Instructions for the task: Faithfully return all lines, omitting every embedded picture.

Data section:
- - -

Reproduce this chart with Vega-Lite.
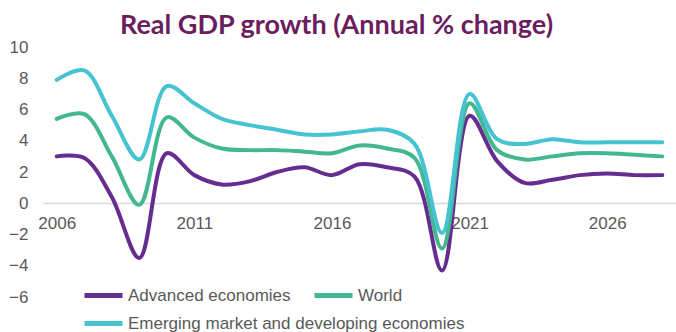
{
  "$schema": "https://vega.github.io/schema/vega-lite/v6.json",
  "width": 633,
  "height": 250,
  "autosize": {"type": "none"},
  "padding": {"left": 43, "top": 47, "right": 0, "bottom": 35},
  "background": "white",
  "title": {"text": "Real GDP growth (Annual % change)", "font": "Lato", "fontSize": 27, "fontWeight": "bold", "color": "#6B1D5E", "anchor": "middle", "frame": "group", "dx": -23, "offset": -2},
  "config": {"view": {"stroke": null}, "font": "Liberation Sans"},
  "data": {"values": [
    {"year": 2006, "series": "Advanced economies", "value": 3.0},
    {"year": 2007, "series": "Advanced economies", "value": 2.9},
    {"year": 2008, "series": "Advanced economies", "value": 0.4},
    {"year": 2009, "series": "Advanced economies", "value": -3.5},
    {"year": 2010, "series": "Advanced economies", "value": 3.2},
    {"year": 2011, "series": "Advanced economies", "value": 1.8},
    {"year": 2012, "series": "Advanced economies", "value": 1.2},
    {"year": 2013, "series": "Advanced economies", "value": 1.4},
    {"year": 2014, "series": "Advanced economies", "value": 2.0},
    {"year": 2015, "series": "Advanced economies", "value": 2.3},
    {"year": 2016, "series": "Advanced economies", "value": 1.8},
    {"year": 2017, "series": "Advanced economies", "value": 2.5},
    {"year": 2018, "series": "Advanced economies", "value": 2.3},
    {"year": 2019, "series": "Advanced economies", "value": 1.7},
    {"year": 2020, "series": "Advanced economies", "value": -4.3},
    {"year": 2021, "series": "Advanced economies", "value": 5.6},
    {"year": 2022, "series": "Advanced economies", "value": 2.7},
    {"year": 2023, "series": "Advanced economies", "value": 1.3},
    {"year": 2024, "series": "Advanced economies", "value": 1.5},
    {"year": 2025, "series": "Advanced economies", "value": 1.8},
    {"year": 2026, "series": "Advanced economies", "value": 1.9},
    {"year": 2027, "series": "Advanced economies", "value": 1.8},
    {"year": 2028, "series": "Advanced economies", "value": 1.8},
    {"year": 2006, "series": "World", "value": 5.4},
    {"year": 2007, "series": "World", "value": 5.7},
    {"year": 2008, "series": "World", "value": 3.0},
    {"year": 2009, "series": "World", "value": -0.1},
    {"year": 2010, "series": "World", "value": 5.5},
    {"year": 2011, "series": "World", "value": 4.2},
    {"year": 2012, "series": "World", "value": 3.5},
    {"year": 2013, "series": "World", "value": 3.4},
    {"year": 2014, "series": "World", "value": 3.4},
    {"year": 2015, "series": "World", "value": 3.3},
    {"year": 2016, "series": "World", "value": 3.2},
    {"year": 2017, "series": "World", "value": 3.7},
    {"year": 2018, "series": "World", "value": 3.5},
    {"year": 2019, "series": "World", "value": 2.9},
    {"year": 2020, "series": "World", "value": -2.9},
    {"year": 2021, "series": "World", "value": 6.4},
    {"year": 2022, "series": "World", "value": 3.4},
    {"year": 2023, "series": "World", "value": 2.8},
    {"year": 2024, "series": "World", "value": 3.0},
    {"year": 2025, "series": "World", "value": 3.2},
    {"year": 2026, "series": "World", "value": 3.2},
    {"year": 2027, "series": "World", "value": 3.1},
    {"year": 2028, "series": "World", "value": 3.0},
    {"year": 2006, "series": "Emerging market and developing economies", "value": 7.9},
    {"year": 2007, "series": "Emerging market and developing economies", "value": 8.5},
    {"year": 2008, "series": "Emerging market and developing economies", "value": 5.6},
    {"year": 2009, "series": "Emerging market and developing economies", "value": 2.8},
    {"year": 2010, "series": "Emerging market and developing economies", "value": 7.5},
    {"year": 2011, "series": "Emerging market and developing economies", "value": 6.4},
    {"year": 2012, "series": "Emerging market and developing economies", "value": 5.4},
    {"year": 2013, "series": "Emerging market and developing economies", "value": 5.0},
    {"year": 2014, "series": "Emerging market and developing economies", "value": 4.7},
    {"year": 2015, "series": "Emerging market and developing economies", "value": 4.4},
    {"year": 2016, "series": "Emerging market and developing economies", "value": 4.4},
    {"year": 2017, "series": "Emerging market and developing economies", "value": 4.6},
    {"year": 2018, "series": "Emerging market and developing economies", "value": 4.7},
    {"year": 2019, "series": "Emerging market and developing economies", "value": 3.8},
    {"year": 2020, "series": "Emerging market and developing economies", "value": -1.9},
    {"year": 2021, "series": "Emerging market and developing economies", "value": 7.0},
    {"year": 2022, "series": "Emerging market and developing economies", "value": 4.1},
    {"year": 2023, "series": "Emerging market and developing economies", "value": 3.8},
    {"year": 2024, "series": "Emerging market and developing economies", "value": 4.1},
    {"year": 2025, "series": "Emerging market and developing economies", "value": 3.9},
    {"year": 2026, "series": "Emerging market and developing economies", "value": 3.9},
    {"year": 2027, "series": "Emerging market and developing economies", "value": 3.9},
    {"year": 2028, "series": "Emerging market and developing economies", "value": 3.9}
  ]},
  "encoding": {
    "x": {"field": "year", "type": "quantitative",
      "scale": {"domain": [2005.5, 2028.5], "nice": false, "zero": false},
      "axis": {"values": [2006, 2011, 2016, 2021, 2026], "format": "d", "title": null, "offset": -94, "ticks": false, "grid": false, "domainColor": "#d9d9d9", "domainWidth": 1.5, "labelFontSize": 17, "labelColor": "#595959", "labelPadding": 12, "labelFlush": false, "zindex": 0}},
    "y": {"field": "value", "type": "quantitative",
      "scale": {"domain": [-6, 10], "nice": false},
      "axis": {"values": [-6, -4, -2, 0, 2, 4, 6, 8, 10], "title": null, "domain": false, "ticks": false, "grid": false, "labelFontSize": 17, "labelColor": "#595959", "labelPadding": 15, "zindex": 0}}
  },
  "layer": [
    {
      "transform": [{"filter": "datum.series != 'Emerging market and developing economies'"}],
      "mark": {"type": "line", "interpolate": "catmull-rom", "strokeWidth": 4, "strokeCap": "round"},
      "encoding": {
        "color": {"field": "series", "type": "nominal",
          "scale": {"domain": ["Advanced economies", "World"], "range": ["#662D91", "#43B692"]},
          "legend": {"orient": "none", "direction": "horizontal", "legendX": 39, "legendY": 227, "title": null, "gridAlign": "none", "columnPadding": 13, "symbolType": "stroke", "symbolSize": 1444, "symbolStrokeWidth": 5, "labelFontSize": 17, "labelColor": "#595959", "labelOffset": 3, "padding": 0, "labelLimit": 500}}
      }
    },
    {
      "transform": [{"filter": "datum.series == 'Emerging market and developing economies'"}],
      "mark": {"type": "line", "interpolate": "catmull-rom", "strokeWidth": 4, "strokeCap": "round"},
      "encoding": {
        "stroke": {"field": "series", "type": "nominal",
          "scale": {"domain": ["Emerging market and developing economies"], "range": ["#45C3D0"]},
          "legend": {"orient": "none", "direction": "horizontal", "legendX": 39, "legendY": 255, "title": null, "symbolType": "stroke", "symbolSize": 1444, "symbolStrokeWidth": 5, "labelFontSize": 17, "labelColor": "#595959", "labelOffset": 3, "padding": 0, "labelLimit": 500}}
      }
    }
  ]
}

- - -

Task result:
Reproduce this chart with Vega-Lite.
{
  "$schema": "https://vega.github.io/schema/vega-lite/v6.json",
  "width": 633,
  "height": 250,
  "autosize": {"type": "none"},
  "padding": {"left": 43, "top": 47, "right": 0, "bottom": 35},
  "background": "white",
  "title": {"text": "Real GDP growth (Annual % change)", "font": "Lato", "fontSize": 27, "fontWeight": "bold", "color": "#6B1D5E", "anchor": "middle", "frame": "group", "dx": -23, "offset": -2},
  "config": {"view": {"stroke": null}, "font": "Liberation Sans"},
  "data": {"values": [
    {"year": 2006, "series": "Advanced economies", "value": 3.0},
    {"year": 2007, "series": "Advanced economies", "value": 2.9},
    {"year": 2008, "series": "Advanced economies", "value": 0.4},
    {"year": 2009, "series": "Advanced economies", "value": -3.5},
    {"year": 2010, "series": "Advanced economies", "value": 3.2},
    {"year": 2011, "series": "Advanced economies", "value": 1.8},
    {"year": 2012, "series": "Advanced economies", "value": 1.2},
    {"year": 2013, "series": "Advanced economies", "value": 1.4},
    {"year": 2014, "series": "Advanced economies", "value": 2.0},
    {"year": 2015, "series": "Advanced economies", "value": 2.3},
    {"year": 2016, "series": "Advanced economies", "value": 1.8},
    {"year": 2017, "series": "Advanced economies", "value": 2.5},
    {"year": 2018, "series": "Advanced economies", "value": 2.3},
    {"year": 2019, "series": "Advanced economies", "value": 1.7},
    {"year": 2020, "series": "Advanced economies", "value": -4.3},
    {"year": 2021, "series": "Advanced economies", "value": 5.6},
    {"year": 2022, "series": "Advanced economies", "value": 2.7},
    {"year": 2023, "series": "Advanced economies", "value": 1.3},
    {"year": 2024, "series": "Advanced economies", "value": 1.5},
    {"year": 2025, "series": "Advanced economies", "value": 1.8},
    {"year": 2026, "series": "Advanced economies", "value": 1.9},
    {"year": 2027, "series": "Advanced economies", "value": 1.8},
    {"year": 2028, "series": "Advanced economies", "value": 1.8},
    {"year": 2006, "series": "World", "value": 5.4},
    {"year": 2007, "series": "World", "value": 5.7},
    {"year": 2008, "series": "World", "value": 3.0},
    {"year": 2009, "series": "World", "value": -0.1},
    {"year": 2010, "series": "World", "value": 5.5},
    {"year": 2011, "series": "World", "value": 4.2},
    {"year": 2012, "series": "World", "value": 3.5},
    {"year": 2013, "series": "World", "value": 3.4},
    {"year": 2014, "series": "World", "value": 3.4},
    {"year": 2015, "series": "World", "value": 3.3},
    {"year": 2016, "series": "World", "value": 3.2},
    {"year": 2017, "series": "World", "value": 3.7},
    {"year": 2018, "series": "World", "value": 3.5},
    {"year": 2019, "series": "World", "value": 2.9},
    {"year": 2020, "series": "World", "value": -2.9},
    {"year": 2021, "series": "World", "value": 6.4},
    {"year": 2022, "series": "World", "value": 3.4},
    {"year": 2023, "series": "World", "value": 2.8},
    {"year": 2024, "series": "World", "value": 3.0},
    {"year": 2025, "series": "World", "value": 3.2},
    {"year": 2026, "series": "World", "value": 3.2},
    {"year": 2027, "series": "World", "value": 3.1},
    {"year": 2028, "series": "World", "value": 3.0},
    {"year": 2006, "series": "Emerging market and developing economies", "value": 7.9},
    {"year": 2007, "series": "Emerging market and developing economies", "value": 8.5},
    {"year": 2008, "series": "Emerging market and developing economies", "value": 5.6},
    {"year": 2009, "series": "Emerging market and developing economies", "value": 2.8},
    {"year": 2010, "series": "Emerging market and developing economies", "value": 7.5},
    {"year": 2011, "series": "Emerging market and developing economies", "value": 6.4},
    {"year": 2012, "series": "Emerging market and developing economies", "value": 5.4},
    {"year": 2013, "series": "Emerging market and developing economies", "value": 5.0},
    {"year": 2014, "series": "Emerging market and developing economies", "value": 4.7},
    {"year": 2015, "series": "Emerging market and developing economies", "value": 4.4},
    {"year": 2016, "series": "Emerging market and developing economies", "value": 4.4},
    {"year": 2017, "series": "Emerging market and developing economies", "value": 4.6},
    {"year": 2018, "series": "Emerging market and developing economies", "value": 4.7},
    {"year": 2019, "series": "Emerging market and developing economies", "value": 3.8},
    {"year": 2020, "series": "Emerging market and developing economies", "value": -1.9},
    {"year": 2021, "series": "Emerging market and developing economies", "value": 7.0},
    {"year": 2022, "series": "Emerging market and developing economies", "value": 4.1},
    {"year": 2023, "series": "Emerging market and developing economies", "value": 3.8},
    {"year": 2024, "series": "Emerging market and developing economies", "value": 4.1},
    {"year": 2025, "series": "Emerging market and developing economies", "value": 3.9},
    {"year": 2026, "series": "Emerging market and developing economies", "value": 3.9},
    {"year": 2027, "series": "Emerging market and developing economies", "value": 3.9},
    {"year": 2028, "series": "Emerging market and developing economies", "value": 3.9}
  ]},
  "encoding": {
    "x": {"field": "year", "type": "quantitative",
      "scale": {"domain": [2005.5, 2028.5], "nice": false, "zero": false},
      "axis": {"values": [2006, 2011, 2016, 2021, 2026], "format": "d", "title": null, "offset": -94, "ticks": false, "grid": false, "domainColor": "#d9d9d9", "domainWidth": 1.5, "labelFontSize": 17, "labelColor": "#595959", "labelPadding": 12, "labelFlush": false, "zindex": 0}},
    "y": {"field": "value", "type": "quantitative",
      "scale": {"domain": [-6, 10], "nice": false},
      "axis": {"values": [-6, -4, -2, 0, 2, 4, 6, 8, 10], "title": null, "domain": false, "ticks": false, "grid": false, "labelFontSize": 17, "labelColor": "#595959", "labelPadding": 15, "zindex": 0}}
  },
  "layer": [
    {
      "transform": [{"filter": "datum.series != 'Emerging market and developing economies'"}],
      "mark": {"type": "line", "interpolate": "catmull-rom", "strokeWidth": 4, "strokeCap": "round"},
      "encoding": {
        "color": {"field": "series", "type": "nominal",
          "scale": {"domain": ["Advanced economies", "World"], "range": ["#662D91", "#43B692"]},
          "legend": {"orient": "none", "direction": "horizontal", "legendX": 39, "legendY": 227, "title": null, "gridAlign": "none", "columnPadding": 13, "symbolType": "stroke", "symbolSize": 1444, "symbolStrokeWidth": 5, "labelFontSize": 17, "labelColor": "#595959", "labelOffset": 3, "padding": 0, "labelLimit": 500}}
      }
    },
    {
      "transform": [{"filter": "datum.series == 'Emerging market and developing economies'"}],
      "mark": {"type": "line", "interpolate": "catmull-rom", "strokeWidth": 4, "strokeCap": "round"},
      "encoding": {
        "stroke": {"field": "series", "type": "nominal",
          "scale": {"domain": ["Emerging market and developing economies"], "range": ["#45C3D0"]},
          "legend": {"orient": "none", "direction": "horizontal", "legendX": 39, "legendY": 255, "title": null, "symbolType": "stroke", "symbolSize": 1444, "symbolStrokeWidth": 5, "labelFontSize": 17, "labelColor": "#595959", "labelOffset": 3, "padding": 0, "labelLimit": 500}}
      }
    }
  ]
}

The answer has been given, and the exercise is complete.